Going Clear: Scientology, Hollywood, and the Prison of Belief

“That’s improving civilization,” Archer added.

“Is there some other religion on the horizon that’s going to help mankind?” Jastrow asked. “Just tell me where. If not Scientology, where?”


ANNE ARCHER BEGAN STUDYING with Katselas in 1974, two years after her son Tommy Davis was born. She was the exceptionally beautiful daughter of two successful actors. Her father, John Archer, was best known during the 1930s and 1940s as the voice introducing the radio drama The Shadow. (“Who knows what evil lurks in the hearts of men? The Shadow knows,” he said at the beginning of the program.) He went on to appear in more than fifty films. Her mother, Marjorie Lord, played Danny Thomas’s wife on the popular television show Make Room for Daddy. With such a bloodline, it might be expected that Archer would be aiming toward stardom, but when she entered the Beverly Hills Playhouse she was coming off a television series (Bob & Carol & Ted & Alice) that she didn’t respect and that had been canceled after a single season. She was a young mother in a dissolving marriage and an actor with diminishing career prospects.

Katselas had a transformative effect. Like so many others, Archer was magnetized by this ebullient Greek, with his magnificent beard and his badgering, teasing, encouraging, and infuriating personality. He was one of the most inspiring people Archer had ever met. Where had he acquired such wisdom? Some of the other students told her that Katselas was a Scientologist, so she decided to try it out. She began going two or three times a week to the Celebrity Centre to take the Life Repair Program. “I remember walking out of the building and walking down the street toward my car, and I felt like my feet were not touching the ground. I said to myself, ‘My God, this is the happiest I’ve ever been in my entire life. I’ve finally found something that works!’ ” She added, “Life didn’t seem so hard anymore. I was back in the driver’s seat.”

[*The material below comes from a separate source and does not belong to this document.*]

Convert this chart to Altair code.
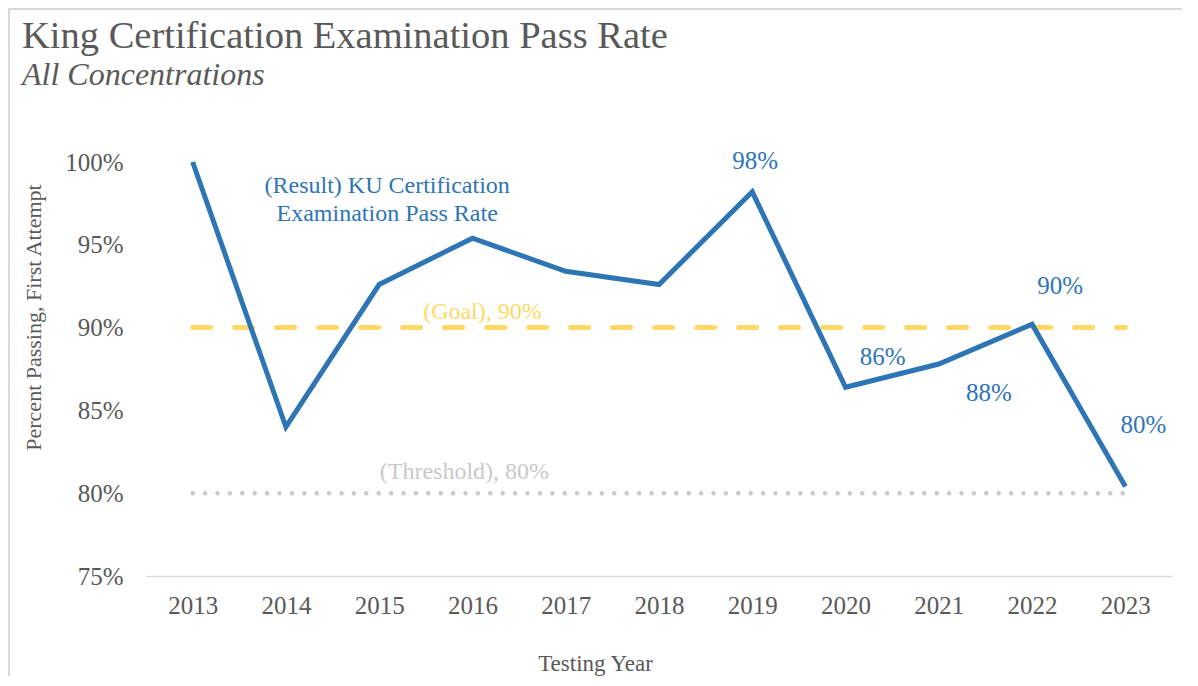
import altair as alt
import pandas as pd

years = ["2013", "2014", "2015", "2016", "2017", "2018", "2019", "2020", "2021", "2022", "2023"]
result = [1.000, 0.840, 0.926, 0.954, 0.934, 0.926, 0.982, 0.864, 0.878, 0.902, 0.804]
goal = [0.90, 0.90, 0.90, 0.90, 0.90, 0.90, 0.90, 0.90, 0.90, 0.90, 0.90]
threshold = [0.80, 0.80, 0.80, 0.80, 0.80, 0.80, 0.80, 0.80, 0.80, 0.80, 0.80]
y_ticks = [0.75, 0.80, 0.85, 0.90, 0.95, 1.00]

df = pd.DataFrame({"year": years, "result": result, "goal": goal, "threshold": threshold})

FONT = "Liberation Serif"
GREY = "#595959"
BLUE = "#2E75B6"
GOLD = "#FFD966"
LGREY = "#C9C9C9"

x_enc = alt.X(
    "year:O",
    scale=alt.Scale(type="point", padding=0.5),
    axis=alt.Axis(
        title="Testing Year", titleFont=FONT, titleFontSize=23, titleFontWeight="normal",
        titleColor=GREY, titleX=449, titleY=87, titleBaseline="middle",
        labelFont=FONT, labelFontSize=25, labelColor=GREY, labelAngle=0, labelPadding=17,
        ticks=False, domain=True, domainColor="#D9D9D9", domainWidth=1.5, grid=False,
    ),
)


def y_enc(field):
    return alt.Y(
        f"{field}:Q",
        scale=alt.Scale(domain=[0.75, 1.0], nice=False, zero=False),
        axis=alt.Axis(
            title="Percent Passing, First Attempt", titleFont=FONT, titleFontSize=22,
            titleFontWeight="normal", titleColor=GREY, titleX=-113, titleY=155,
            titleBaseline="middle", titleAlign="center", titleAngle=-90,
            values=y_ticks, format=".0%", labelFont=FONT, labelFontSize=25,
            labelColor=GREY, labelPadding=23, ticks=False, domain=False, grid=False,
        ),
    )


base = alt.Chart(df)

line_result = base.mark_line(color=BLUE, strokeWidth=5, strokeJoin="miter", clip=False).encode(
    x=x_enc, y=y_enc("result")
)
line_goal = base.mark_line(color=GOLD, strokeWidth=5, strokeDash=[18, 24], strokeCap="round").encode(
    x=x_enc, y=y_enc("goal")
)
line_thr = base.mark_line(color=LGREY, strokeWidth=4.5, strokeDash=[0.1, 12.3], strokeCap="round").encode(
    x=x_enc, y=y_enc("threshold")
)

label_offsets = {"2019": (3, -31), "2020": (37, -30), "2021": (50, 29), "2022": (28, -38), "2023": (18, -62)}
labels = []
for yr, (dx, dy) in label_offsets.items():
    labels.append(
        base.transform_filter(alt.datum.year == yr)
        .mark_text(font=FONT, fontSize=25, color=BLUE, dx=dx, dy=dy, baseline="middle")
        .encode(x=x_enc, y=y_enc("result"), text=alt.Text("result:Q", format=".0%"))
    )

ann_result = base.transform_filter(alt.datum.year == "2015").mark_text(
    font=FONT, fontSize=24, color=BLUE, dx=8, dy=-99, lineBreak="\n", lineHeight=28, baseline="middle"
).encode(x=x_enc, y=y_enc("result"), text=alt.value("(Result) KU Certification\nExamination Pass Rate"))

ann_goal = base.transform_filter(alt.datum.year == "2016").mark_text(
    font=FONT, fontSize=24, color=GOLD, dx=10, dy=-16, baseline="middle"
).encode(x=x_enc, y=y_enc("goal"), text=alt.value("(Goal), 90%"))

ann_thr = base.transform_filter(alt.datum.year == "2016").mark_text(
    font=FONT, fontSize=24, color=LGREY, dx=-8, dy=-21, baseline="middle"
).encode(x=x_enc, y=y_enc("threshold"), text=alt.value("(Threshold), 80%"))

border_left = base.mark_rule(color="#D9D9D9", strokeWidth=2).encode(
    x=alt.value(-137), y=alt.value(-154), y2=alt.value(530)
)
border_top = base.mark_rule(color="#D9D9D9", strokeWidth=2).encode(
    x=alt.value(-138), x2=alt.value(1050), y=alt.value(-153)
)

chart = alt.layer(
    border_left, border_top, line_goal, line_thr, line_result, *labels, ann_result, ann_goal, ann_thr
).properties(
    width=1026,
    height=414,
    autosize=alt.AutoSizeParams(type="none"),
    padding={"left": 138, "top": 154, "right": 10, "bottom": 100},
    title=alt.Title(
        "King Certification Examination Pass Rate",
        subtitle="All Concentrations",
        anchor="start", frame="group", dx=-124, dy=89,
        font=FONT, fontSize=38.5, fontWeight="normal", color=GREY,
        subtitleFont=FONT, subtitleFontSize=32, subtitleFontStyle="italic", subtitleColor=GREY,
        subtitlePadding=4,
    ),
).configure_view(stroke=None)

chart.save("out.html", embed_options={"renderer": "svg", "actions": False})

When Tommy was old enough, Archer would bring him to the Playhouse while she was taking lessons. He would wander around the theater, venturing into the light booth and watching his mother learning her craft. Jastrow recalled being struck by Tommy’s poise even as a five-year-old child. “I am a really good dad, and he taught me how,” Jastrow said. He gave the example of a visit from his own parents, who had flown out from Midland, Texas, to meet Terry’s new family. After Jastrow had driven them back to the airport, Tommy said, “I notice that your dad was pretty strict with you.” Jastrow agreed that his father had been very stern when he was growing up. Then Tommy continued, “I was noticing that you’re pretty strict with me.” Jastrow pointed to that as a defining moment in their relationship. “I realized I wanted to be his friend first,” he said. “He was the senior being in that relationship.”

Anne and Terry soon found their way into Scientology, but Tommy was initially raised in his mother’s original faith, Christian Science. His father, William Davis, is a wealthy financier and real-estate developer who was once reported to be among the largest owners of agricultural property in California. He was also a well-known fund-raiser for Ronald Reagan and George H. W. Bush, and personally contributed an estimated $350,000 a year to Republican causes. Although Tommy grew up in an environment of money and celebrity, he impressed people with his modesty. He longed to do something to help humanity. Scientology seemed to offer a direction.

Paul Haggis met Tommy at the Celebrity Centre in 1989, when he was seventeen years old—“a sweet and bright boy.” Their meeting came at a critical moment in Tommy’s life. He had just broken up with his girlfriend. Archer had taken him to the Celebrity Centre for counseling, where he took a course called Personal Values and Integrity.

Tommy’s presence immediately caused a stir inside the church. The president of the Celebrity Centre, Karen Hollander, fixed on the idea that Tommy should be her personal assistant. He was young, very rich, and handsome enough to be a movie star himself. He had grown up mixing with famous people. It would be a perfect fit. Whenever celebrities came in, there would be Anne Archer’s son. But that required coaxing Tommy to join the Sea Org. Hollander called in the younger members of her staff to woo him. “You can either go to college and get a wog education, or you can join Sea Org and be doing the best service you could ever do for mankind—and for yourself,” John Peeler, Hollander’s secretary at the time, would tell him.